Intervention de Axelle Lemaire

Réunion du 2 mai 2016 à 15h30
République numérique — Article additionnel avant l'article 40 AA

Axelle Lemaire, secrétaire d'État :

Je vous remercie, madame Garriaud-Maylam, d’avoir appelé mon attention sur cette question, car, grâce à vous, j’ai débroussaillé l’état du droit pour en comprendre les tenants et aboutissants.

Je vous confirme l’engagement du Gouvernement pour accompagner l’essor de la langue et de la culture françaises à l’étranger, qui suppose, bien entendu, la disponibilité des livres numériques pour les acheteurs situés à l’étranger. Cette disponibilité, importante d’un point de vue commercial pour les éditeurs français, l’est aussi du point de vue culturel pour le rayonnement de la francophonie, les acheteurs dont il est question n’étant pas seulement français, mais également francophones ; elle est essentielle aussi pour les familles qui souhaitent accéder à des contenus littéraires en français depuis l’étranger, notamment pour leurs enfants.

À la suite des premières questions posées au Gouvernement sur ce sujet, un groupe de travail a été mis en place au sein du ministère de la culture, destiné à identifier les freins à une meilleure diffusion des livres français à l’étranger.

Par ailleurs, le Bureau international de l’édition française a établi à la fin de 2015 un rapport, que je vous invite à consulter, dont il ressort que les obstacles à la disponibilité des livres en français sont peu liés à la question des droits d’auteur, dans la mesure où la plupart des éditeurs français disposent de droits d’exploitation mondiaux ; voilà donc une difficulté qui ne se pose pas. Ce rapport fait apparaître que les axes d’amélioration concernent surtout les pratiques commerciales des opérateurs de vente ou de revente, des intermédiaires que sont les plateformes numériques : du fait de leurs systèmes d’information, ceux-ci ont parfois des difficultés à gérer des transactions à distance de livres électroniques réalisées depuis l’étranger au moyen de cartes bancaires étrangères, parce qu’ils sont tenus de collecter la TVA sur le territoire français. À la vérité, les difficultés sont donc surtout d’ordre technique et opérationnel, liées à la collecte de la TVA.

Il semble que rien dans la législation actuelle ne limite la vente de livres numériques depuis l’étranger à l’étranger. Il n’y a donc pas de contrariété entre le droit français et la directive européenne applicable dans ce domaine. Au reste, vous expliquez vous-même, dans l’objet de votre amendement, que les freins sont d’ordre commercial. C’est aussi ce que je constate : il existe aujourd’hui plusieurs start-up qui, au moyen des outils numériques, vendent des livres numériques français à l’étranger, par exemple, Feedbooks.

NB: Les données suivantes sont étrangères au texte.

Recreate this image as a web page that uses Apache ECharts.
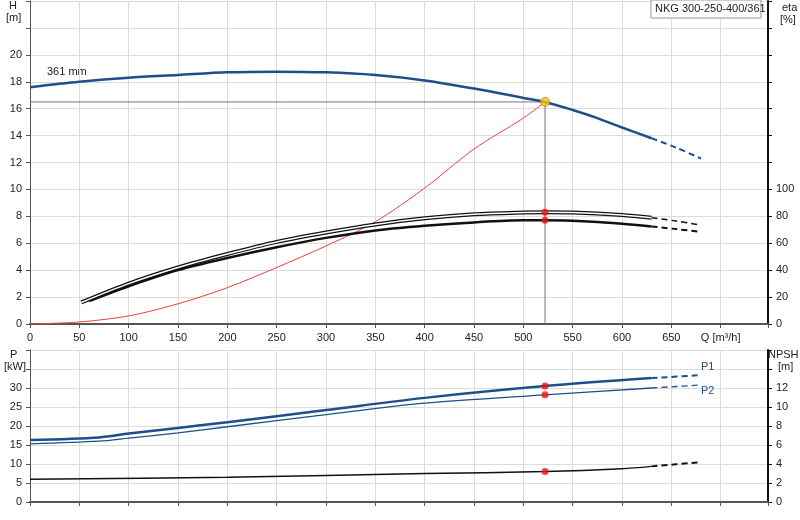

Madame la sénatrice, vous proposez de modifier l’article 3 de la loi du 26 mai 2011 relative au prix du livre numérique, afin que celle-ci soit rendue applicable à l’étranger. Cette opération reviendrait à appliquer le prix unique du livre à des acheteurs situés à l’étranger, donc à donner à une législation franco-française une application mondiale. Vous comprendrez que la territorialité de la loi française s’y oppose, d’autant qu’il ne s’agit pas d’une disposition d’ordre public. De fait, l’acheteur situé à l’étranger comme la plateforme, qui, elle aussi, peut être domiciliée à l’étranger ou de nationalité étrangère, n’ont pas forcément de liens directs avec le territoire national.

À ce stade, je suggère que le Gouvernement poursuive son engagement résolu à Bruxelles en ce qui concerne la directive relative au droit d’auteur, en vue de lever les obstacles qui continuent de se manifester sous la forme du geoblocking. Je suis convaincue que cette action, inscrite à l’agenda prioritaire de la Commission européenne, permettra de débloquer les freins que vous déplorez.

En outre, je continuerai, avec la ministre de la culture, à accompagner les éditeurs, car il s’agit principalement, je crois, de leur apporter une aide opérationnelle pour leur permettre d’accepter des transactions financières réalisées depuis l’étranger. Madame Garriaud-Maylam, je m’engage auprès de vous à poursuivre ce travail de concert avec ma collègue.